Nicole et ses collègues ne se mobilisent pas, pourtant la colère est toujours là. "Quand vous avez travaillé depuis l'âge de 16 ans et que vous voyez maintenant qu'il faut encore bosser jusqu'à je ne sais pas quel âge... On a le droit aussi d'avoir une vie ?, s'étrangle Patricia. Tu traverses la route et puis tu as du boulot ? Eh bien, viens faire 70 bornes pour travailler, tu vas voir ce que c'est. C'est mon cas, je n’ai pas le choix, c'est comme ça. Et si on n'a plus les moyens de se payer une bagnole, on fait comment pour aller au boulot quand vous commencez à 4 heures, il faut se lever à 2 heures."
"Qu'ils viennent travailler avec nous ! Pas pour une journée, pour plusieurs mois, ils verraient ce que c'est. À part notre colère, qu'est-ce qu'on peut donner de plus ? De toute façon, on n'aura jamais raison avec eux."
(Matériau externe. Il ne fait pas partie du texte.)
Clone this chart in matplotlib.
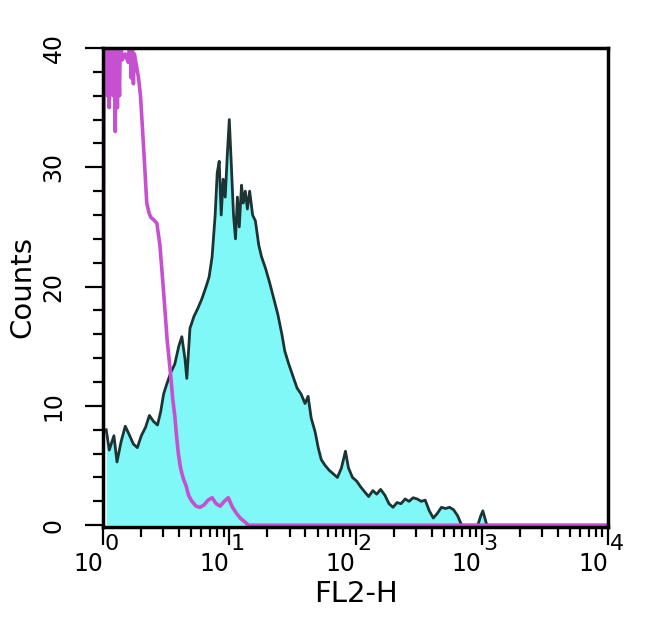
import matplotlib
matplotlib.use("Agg")
import matplotlib.pyplot as plt
from matplotlib.ticker import MultipleLocator, LogLocator, NullFormatter

plt.rcParams['font.family'] = ['DejaVu Sans']

# stained sample (cyan, filled)
fl2_stained = [1.06, 1.12, 1.22, 1.29, 1.39, 1.50, 1.61, 1.74, 1.87, 2.01,
               2.17, 2.33, 2.51, 2.70, 2.86, 3.02, 3.19, 3.44, 3.70, 3.98,
               4.21, 4.45, 4.61, 4.88, 5.25, 5.65, 6.08, 6.55, 6.92, 7.31,
               7.73, 8.02, 8.32, 8.63, 8.95, 9.29, 9.64, 10.0, 10.4, 10.8,
               11.2, 11.6, 12.0, 12.5, 12.9, 13.4, 13.9, 14.5, 15.3, 16.1,
               17.1, 18.0, 19.4, 20.9, 22.5, 24.2, 26.1, 27.5, 29.6, 31.9,
               34.4, 37.0, 39.8, 42.1, 44.5, 47.9, 50.6, 53.5, 57.5, 61.9,
               66.7, 71.8, 77.3, 83.2, 87.9, 94.6, 102, 110, 118, 127,
               137, 147, 158, 171, 184, 198, 213, 229, 247, 265,
               286, 308, 331, 356, 384, 413, 445, 479, 515, 555,
               597, 643, 692, 929, 982, 1019, 1057, 1096, 10000]
counts_stained = [8.0, 6.3, 7.5, 5.3, 7.0, 8.3, 7.6, 6.8, 6.5, 7.5,
                  8.2, 9.2, 8.7, 8.4, 9.5, 11.0, 11.8, 12.8, 13.5, 15.0,
                  15.8, 14.0, 12.3, 16.5, 17.5, 18.2, 19.0, 20.0, 20.8, 22.5,
                  26.0, 29.5, 30.5, 26.0, 29.0, 27.5, 31.0, 34.0, 30.0, 26.0,
                  24.0, 27.5, 25.0, 28.5, 27.0, 28.0, 26.5, 28.0, 26.0, 25.5,
                  23.5, 22.5, 21.5, 20.3, 19.0, 17.7, 16.0, 14.6, 13.5, 12.5,
                  11.5, 11.0, 10.2, 10.8, 9.0, 7.8, 6.5, 5.5, 5.0, 4.6,
                  4.3, 4.0, 4.8, 6.2, 4.8, 4.0, 3.7, 3.2, 2.8, 2.4,
                  2.9, 2.6, 3.0, 2.5, 1.8, 1.5, 1.9, 1.8, 2.2, 2.0,
                  2.3, 2.2, 2.0, 2.1, 1.2, 0.6, 1.0, 1.5, 1.4, 1.5,
                  1.3, 0.8, 0.0, 0.0, 0.8, 1.2, 0.6, 0.0, 0.0]

# isotype control (magenta, outline only)
fl2_control = [1.00, 1.02, 1.04, 1.06, 1.08, 1.10, 1.12, 1.14, 1.16, 1.18,
               1.20, 1.22, 1.25, 1.27, 1.30, 1.32, 1.35, 1.37, 1.42, 1.50,
               1.58, 1.64, 1.67, 1.71, 1.74, 1.77, 1.84, 1.91,
               1.98, 2.06, 2.14, 2.22, 2.31, 2.39, 2.52, 2.67, 2.82, 2.92,
               3.02, 3.12, 3.22, 3.33, 3.45, 3.57, 3.70, 3.82, 3.95, 4.08,
               4.22, 4.36, 4.55, 4.76, 5.06, 5.45, 5.86, 6.31, 6.79, 7.31,
               7.87, 8.47, 9.12, 9.82, 10.6, 11.4, 12.2, 13.2, 14.2, 10000]
counts_control = [0, 42, 37, 41, 36, 42, 35, 41, 37, 42,
                  36, 41, 33, 40, 35, 41, 36, 41, 39, 39.5,
                  38.8, 41, 37.5, 40, 37, 39.5, 38.5, 37.5,
                  36, 33, 30, 27, 26.2, 25.8, 25.6, 25.3, 23.5, 21.5,
                  19.5, 17.5, 15.5, 14.0, 12.3, 10.5, 9.2, 7.5, 6.0, 5.0,
                  4.3, 3.8, 3.3, 2.5, 2.0, 1.6, 1.5, 1.7, 2.1, 2.3,
                  1.8, 1.6, 2.0, 2.3, 1.5, 1.0, 0.6, 0.3, 0, 0]

decades = [1, 10, 100, 1000, 10000]
exponents = ['0', '1', '2', '3', '4']
yticks = [0, 10, 20, 30, 40]

fig = plt.figure(figsize=(6.5, 6.27), dpi=100)
ax = fig.add_axes([0.1585, 0.1595, 0.777, 0.764])

ax.fill_between(fl2_stained, counts_stained, 0, color='#80f8f8', lw=0)
ax.plot(fl2_stained, counts_stained, color='#1c3434', lw=2.0)
ax.plot(fl2_control, counts_control, color='#c650d0', lw=2.6)

ax.set_xscale('log')
ax.set_xlim(1, 10000)
ax.set_ylim(-0.15, 40)

ax.set_yticks(yticks)
ax.set_yticklabels([str(v) for v in yticks], rotation=90, va='center', fontsize=17)
ax.yaxis.set_minor_locator(MultipleLocator(2))

ax.set_xticks(decades)
ax.set_xticklabels(['10'] * len(decades), ha='right', fontsize=17)
ax.xaxis.set_minor_locator(LogLocator(base=10, subs=range(2, 10)))
ax.xaxis.set_minor_formatter(NullFormatter())
for d, e in zip(decades, exponents):
    ax.annotate(e, xy=(d, 0), xycoords=('data', 'axes fraction'),
                xytext=(1, -5), textcoords='offset points',
                ha='left', va='top', fontsize=16, annotation_clip=False)

ax.tick_params(axis='both', which='major', direction='out', length=13,
               width=1.6, color='black')
ax.tick_params(axis='both', which='minor', direction='out', length=7,
               width=1.6, color='black')
ax.tick_params(axis='y', which='major', pad=14)
ax.tick_params(axis='x', which='major', pad=5)

for s in ax.spines.values():
    s.set_linewidth(2.5)

ax.set_xlabel('FL2-H', fontsize=21, labelpad=3)
ax.set_ylabel('Counts', fontsize=21, labelpad=4)

fig.savefig('out.png', dpi=100)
Patricia, salariée à Sablé-sur-Sartheà franceinfo
Jeudi à Sablé-sur-Sarthe, il n'y a donc même pas de cortège. Dans le minuscule Algeco qui sert de local syndical à Force ouvrière, les élus du personnel ont le moral dans les chaussettes et se sentent en décalage avec les consignes nationales. "C'est vrai qu'à Paris, ce n’est pas la même vision que nous. Nous, on est dans le monde ouvrier, on est sur le terrain, affirme Emmanuel Seguin, engagé depuis plus de 15 ans. Il y a des choses qu'on voit et qu'eux ne voient pas forcément. La grève à saute-mouton, je veux bien, mais on ne va pas se permettre d'avoir trois ou quatre journées non payées dans le mois. Nous aussi, on a besoin de vivre et des charges à payer."
"Pour moi, ça se jouera dans deux ans"
Ce manque de mobilisation en rend certains malheureux. "Oui car quelque part, c'est pour eux, pour leurs petits-enfants, pour tout le monde", estime Grégory Besnard, responsable syndical depuis deux ans. La grève est-elle un moyen d'action désormais inefficace ? "Je pense que ça ne se fait plus, les gens regardent sur Internet. J'ai l'impression qu'ils ne s'impliquent plus, ça n'est plus leur problème" regrette-il. Lui a pourtant manifesté pour la première fois la semaine dernière et raconte combien l’expérience collective lui a "fait chaud au cœur".
La grève est-elle un moyen d'action désormais inefficace ? "Je pense que ça ne se fait plus, les gens regardent sur Internet, ils ne regardent pas la télévision, ils se foutent de la politique, renchérit son collègue Belkacem Herhar. J'ai l'impression qu'ils ne s'impliquent plus, ça n'est plus leur problème." "On se mobilise beaucoup pour tout le monde, mais là, pour le gouvernement, c'est open bar, à part les syndicats, personne ne bouge", dénonce un troisième.
"La colère est là, mais pas la mobilisation, constate Laurence Diogène, déléguée centrale FO. Mon point de vue personnel, c'est qu'on a beau changer de Premier ministre tous les quatre matins, tant qu'on aura monsieur Macron, ça ne changera pas. C'est lui, le décideur de tout, puisqu'il dit qu'il ne démissionnera pas. Pour moi, ça se jouera dans deux ans." Donc pas dans la rue aujourd'hui, mais dans les urnes à la prochaine présidentielle.